>> Start Dataset excerpt

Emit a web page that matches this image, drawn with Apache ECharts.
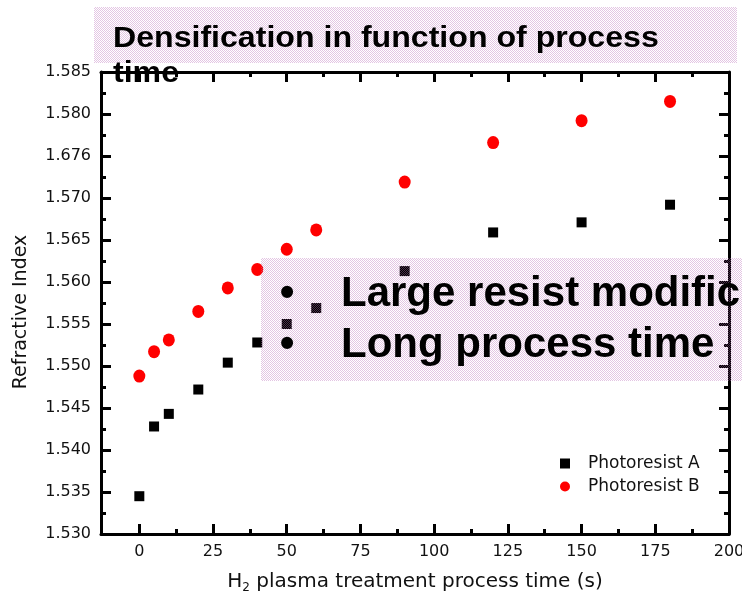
<!DOCTYPE html>
<html><head><meta charset="utf-8">
<script src="https://cdn.jsdelivr.net/npm/echarts@6/dist/echarts.min.js"></script>
<style>html,body{margin:0;padding:0;background:#fff}#c{width:742px;height:602px}</style>
</head><body><div id="c"></div>
<script>
const processTime = [0, 5, 10, 20, 30, 40, 50, 60, 90, 120, 150, 180];
const photoresistA = [1.5345, 1.5428, 1.5443, 1.5472, 1.5504, 1.5528, 1.5550, 1.5569, 1.5613, 1.5659, 1.5671, 1.5692];
const photoresistB = [1.5488, 1.5517, 1.5531, 1.5565, 1.5593, 1.5615, 1.5639, 1.5662, 1.5719, 1.5766, 1.5792, 1.5815];
const seriesNames = ['Photoresist A', 'Photoresist B'];
const xTickValues = [0, 25, 50, 75, 100, 125, 150, 175, 200];
const xMinorTickValues = [12.5, 37.5, 62.5, 87.5, 112.5, 137.5, 162.5, 187.5];
const yTickValues = [1.530, 1.535, 1.540, 1.545, 1.550, 1.555, 1.560, 1.565, 1.570, 1.575, 1.580, 1.585];
const yTickLabels = ['1.530', '1.535', '1.540', '1.545', '1.550', '1.555', '1.560', '1.565', '1.570', '1.676', '1.580', '1.585'];
const yMinorTickValues = [1.5325, 1.5375, 1.5425, 1.5475, 1.5525, 1.5575, 1.5625, 1.5675, 1.5725, 1.5775, 1.5825];
const titleLines = ['Densification in function of process', 'time'];
const noteLines = ['Large resist modific', 'Long process time'];
const yAxisTitle = 'Refractive Index';

const chart = echarts.init(document.getElementById('c'), null, {renderer: 'canvas'});

const pc = document.createElement('canvas');
pc.width = 2; pc.height = 2;
const pctx = pc.getContext('2d');
pctx.fillStyle = 'rgba(185,110,185,0.4)';
pctx.fillRect(0, 0, 1, 1);
pctx.fillRect(1, 1, 1, 1);
const patternFill = {image: pc, repeat: 'repeat'};

const FONT = '"DejaVu Sans", sans-serif';
const BOLD = '"Liberation Sans", Arial, sans-serif';
const xMin = -13, xMax = 200, yMin = 1.530, yMax = 1.585;
const lineStyle = {color: '#000', width: 3};
function xAx(pos, major, withLabel) {
  return {
    type: 'value', position: pos, min: xMin, max: xMax,
    axisLine: {show: major, onZero: false, lineStyle: lineStyle},
    axisTick: {show: true, inside: true, length: major ? 10 : 5, lineStyle: lineStyle,
      customValues: major ? xTickValues : xMinorTickValues},
    axisLabel: withLabel ? {show: true, customValues: xTickValues, fontFamily: FONT, fontSize: 16, color: '#111', margin: 10, hideOverlap: false} : {show: false},
    splitLine: {show: false}
  };
}
function yAx(pos, major, withLabel) {
  return {
    type: 'value', position: pos, min: yMin, max: yMax,
    axisLine: {show: major, onZero: false, lineStyle: lineStyle},
    axisTick: {show: true, inside: true, length: major ? 10 : 5, lineStyle: lineStyle,
      customValues: major ? yTickValues : yMinorTickValues},
    axisLabel: withLabel ? {show: true, customValues: yTickValues, fontFamily: FONT, fontSize: 16, color: '#111', margin: 10,
      formatter: v => yTickLabels[Math.round((v - yMin) / 0.005)]} : {show: false},
    splitLine: {show: false}
  };
}
const xAxes = [xAx('bottom', true, true), xAx('bottom', false, false), xAx('top', true, false), xAx('top', false, false)];
xAxes[0].name = '{a|H}{s|2}{a| plasma treatment process time (s)}';
xAxes[0].nameLocation = 'middle';
xAxes[0].nameGap = 35;
xAxes[0].nameTextStyle = {fontFamily: FONT, fontSize: 20, color: '#111',
  rich: {a: {fontFamily: FONT, fontSize: 20, color: '#111'}, s: {fontFamily: FONT, fontSize: 12, color: '#111', padding: [13, 0, 0, 0]}}};
const yAxes = [yAx('left', true, true), yAx('left', false, false), yAx('right', true, false), yAx('right', false, false)];
yAxes[0].name = yAxisTitle;
yAxes[0].nameLocation = 'middle';
yAxes[0].nameRotate = 90;
yAxes[0].nameGap = 70;
yAxes[0].nameTextStyle = {fontFamily: FONT, fontSize: 19, color: '#111', padding: [0, 18, 0, 0]};

const option = {
  animation: false,
  backgroundColor: '#fff',
  grid: {left: 101, right: 13, top: 72, bottom: 68, containLabel: false, outerBoundsMode: 'none'},
  xAxis: xAxes,
  yAxis: yAxes,
  legend: {
    orient: 'vertical', left: 555, top: 450, itemWidth: 10, itemHeight: 10, itemGap: 6,
    data: seriesNames,
    textStyle: {fontFamily: FONT, fontSize: 17, color: '#111', lineHeight: 17, padding: [0, 0, 0, 13]}
  },
  series: [
    {name: seriesNames[0], type: 'scatter', xAxisIndex: 0, yAxisIndex: 0, symbol: 'rect', symbolSize: 10,
      itemStyle: {color: '#000', opacity: 1}, data: processTime.map((t, i) => [t, photoresistA[i]]), z: 3},
    {name: seriesNames[1], type: 'scatter', xAxisIndex: 0, yAxisIndex: 0, symbol: 'circle', symbolSize: [12, 13],
      itemStyle: {color: '#ff0000', opacity: 1}, data: processTime.map((t, i) => [t, photoresistB[i]]), z: 3}
  ],
  graphic: [
    {type: 'rect', z: 50, shape: {x: 94, y: 7, width: 643, height: 56}, style: {fill: patternFill}},
    {type: 'text', z: 60, x: 113, y: 39, scaleX: 1.07, style: {text: titleLines[0], font: 'bold 30px ' + BOLD, fill: '#000', verticalAlign: 'middle'}},
    {type: 'text', z: 60, x: 113, y: 74, scaleX: 1.07, style: {text: titleLines[1], font: 'bold 30px ' + BOLD, fill: '#000', verticalAlign: 'middle'}},
    {type: 'rect', z: 50, shape: {x: 261, y: 258, width: 481, height: 123}, style: {fill: patternFill}},
    {type: 'text', z: 60, x: 287, y: 294, style: {text: '•', font: 'bold 42px ' + BOLD, fill: '#000', align: 'center', verticalAlign: 'middle'}},
    {type: 'text', z: 60, x: 287, y: 345, style: {text: '•', font: 'bold 42px ' + BOLD, fill: '#000', align: 'center', verticalAlign: 'middle'}},
    {type: 'text', z: 60, x: 341, y: 294, style: {text: noteLines[0], font: 'bold 42px ' + BOLD, fill: '#000', verticalAlign: 'middle'}},
    {type: 'text', z: 60, x: 341, y: 345, style: {text: noteLines[1], font: 'bold 42px ' + BOLD, fill: '#000', verticalAlign: 'middle'}}
  ]
};
chart.setOption(option);
</script>
</body></html>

>> End Dataset excerpt

Problem: Restate the data above word for word. Skip every picture.

Solution for this problem:
Emit a web page that matches this image, drawn with Apache ECharts.
<!DOCTYPE html>
<html><head><meta charset="utf-8">
<script src="https://cdn.jsdelivr.net/npm/echarts@6/dist/echarts.min.js"></script>
<style>html,body{margin:0;padding:0;background:#fff}#c{width:742px;height:602px}</style>
</head><body><div id="c"></div>
<script>
const processTime = [0, 5, 10, 20, 30, 40, 50, 60, 90, 120, 150, 180];
const photoresistA = [1.5345, 1.5428, 1.5443, 1.5472, 1.5504, 1.5528, 1.5550, 1.5569, 1.5613, 1.5659, 1.5671, 1.5692];
const photoresistB = [1.5488, 1.5517, 1.5531, 1.5565, 1.5593, 1.5615, 1.5639, 1.5662, 1.5719, 1.5766, 1.5792, 1.5815];
const seriesNames = ['Photoresist A', 'Photoresist B'];
const xTickValues = [0, 25, 50, 75, 100, 125, 150, 175, 200];
const xMinorTickValues = [12.5, 37.5, 62.5, 87.5, 112.5, 137.5, 162.5, 187.5];
const yTickValues = [1.530, 1.535, 1.540, 1.545, 1.550, 1.555, 1.560, 1.565, 1.570, 1.575, 1.580, 1.585];
const yTickLabels = ['1.530', '1.535', '1.540', '1.545', '1.550', '1.555', '1.560', '1.565', '1.570', '1.676', '1.580', '1.585'];
const yMinorTickValues = [1.5325, 1.5375, 1.5425, 1.5475, 1.5525, 1.5575, 1.5625, 1.5675, 1.5725, 1.5775, 1.5825];
const titleLines = ['Densification in function of process', 'time'];
const noteLines = ['Large resist modific', 'Long process time'];
const yAxisTitle = 'Refractive Index';

const chart = echarts.init(document.getElementById('c'), null, {renderer: 'canvas'});

const pc = document.createElement('canvas');
pc.width = 2; pc.height = 2;
const pctx = pc.getContext('2d');
pctx.fillStyle = 'rgba(185,110,185,0.4)';
pctx.fillRect(0, 0, 1, 1);
pctx.fillRect(1, 1, 1, 1);
const patternFill = {image: pc, repeat: 'repeat'};

const FONT = '"DejaVu Sans", sans-serif';
const BOLD = '"Liberation Sans", Arial, sans-serif';
const xMin = -13, xMax = 200, yMin = 1.530, yMax = 1.585;
const lineStyle = {color: '#000', width: 3};
function xAx(pos, major, withLabel) {
  return {
    type: 'value', position: pos, min: xMin, max: xMax,
    axisLine: {show: major, onZero: false, lineStyle: lineStyle},
    axisTick: {show: true, inside: true, length: major ? 10 : 5, lineStyle: lineStyle,
      customValues: major ? xTickValues : xMinorTickValues},
    axisLabel: withLabel ? {show: true, customValues: xTickValues, fontFamily: FONT, fontSize: 16, color: '#111', margin: 10, hideOverlap: false} : {show: false},
    splitLine: {show: false}
  };
}
function yAx(pos, major, withLabel) {
  return {
    type: 'value', position: pos, min: yMin, max: yMax,
    axisLine: {show: major, onZero: false, lineStyle: lineStyle},
    axisTick: {show: true, inside: true, length: major ? 10 : 5, lineStyle: lineStyle,
      customValues: major ? yTickValues : yMinorTickValues},
    axisLabel: withLabel ? {show: true, customValues: yTickValues, fontFamily: FONT, fontSize: 16, color: '#111', margin: 10,
      formatter: v => yTickLabels[Math.round((v - yMin) / 0.005)]} : {show: false},
    splitLine: {show: false}
  };
}
const xAxes = [xAx('bottom', true, true), xAx('bottom', false, false), xAx('top', true, false), xAx('top', false, false)];
xAxes[0].name = '{a|H}{s|2}{a| plasma treatment process time (s)}';
xAxes[0].nameLocation = 'middle';
xAxes[0].nameGap = 35;
xAxes[0].nameTextStyle = {fontFamily: FONT, fontSize: 20, color: '#111',
  rich: {a: {fontFamily: FONT, fontSize: 20, color: '#111'}, s: {fontFamily: FONT, fontSize: 12, color: '#111', padding: [13, 0, 0, 0]}}};
const yAxes = [yAx('left', true, true), yAx('left', false, false), yAx('right', true, false), yAx('right', false, false)];
yAxes[0].name = yAxisTitle;
yAxes[0].nameLocation = 'middle';
yAxes[0].nameRotate = 90;
yAxes[0].nameGap = 70;
yAxes[0].nameTextStyle = {fontFamily: FONT, fontSize: 19, color: '#111', padding: [0, 18, 0, 0]};

const option = {
  animation: false,
  backgroundColor: '#fff',
  grid: {left: 101, right: 13, top: 72, bottom: 68, containLabel: false, outerBoundsMode: 'none'},
  xAxis: xAxes,
  yAxis: yAxes,
  legend: {
    orient: 'vertical', left: 555, top: 450, itemWidth: 10, itemHeight: 10, itemGap: 6,
    data: seriesNames,
    textStyle: {fontFamily: FONT, fontSize: 17, color: '#111', lineHeight: 17, padding: [0, 0, 0, 13]}
  },
  series: [
    {name: seriesNames[0], type: 'scatter', xAxisIndex: 0, yAxisIndex: 0, symbol: 'rect', symbolSize: 10,
      itemStyle: {color: '#000', opacity: 1}, data: processTime.map((t, i) => [t, photoresistA[i]]), z: 3},
    {name: seriesNames[1], type: 'scatter', xAxisIndex: 0, yAxisIndex: 0, symbol: 'circle', symbolSize: [12, 13],
      itemStyle: {color: '#ff0000', opacity: 1}, data: processTime.map((t, i) => [t, photoresistB[i]]), z: 3}
  ],
  graphic: [
    {type: 'rect', z: 50, shape: {x: 94, y: 7, width: 643, height: 56}, style: {fill: patternFill}},
    {type: 'text', z: 60, x: 113, y: 39, scaleX: 1.07, style: {text: titleLines[0], font: 'bold 30px ' + BOLD, fill: '#000', verticalAlign: 'middle'}},
    {type: 'text', z: 60, x: 113, y: 74, scaleX: 1.07, style: {text: titleLines[1], font: 'bold 30px ' + BOLD, fill: '#000', verticalAlign: 'middle'}},
    {type: 'rect', z: 50, shape: {x: 261, y: 258, width: 481, height: 123}, style: {fill: patternFill}},
    {type: 'text', z: 60, x: 287, y: 294, style: {text: '•', font: 'bold 42px ' + BOLD, fill: '#000', align: 'center', verticalAlign: 'middle'}},
    {type: 'text', z: 60, x: 287, y: 345, style: {text: '•', font: 'bold 42px ' + BOLD, fill: '#000', align: 'center', verticalAlign: 'middle'}},
    {type: 'text', z: 60, x: 341, y: 294, style: {text: noteLines[0], font: 'bold 42px ' + BOLD, fill: '#000', verticalAlign: 'middle'}},
    {type: 'text', z: 60, x: 341, y: 345, style: {text: noteLines[1], font: 'bold 42px ' + BOLD, fill: '#000', verticalAlign: 'middle'}}
  ]
};
chart.setOption(option);
</script>
</body></html>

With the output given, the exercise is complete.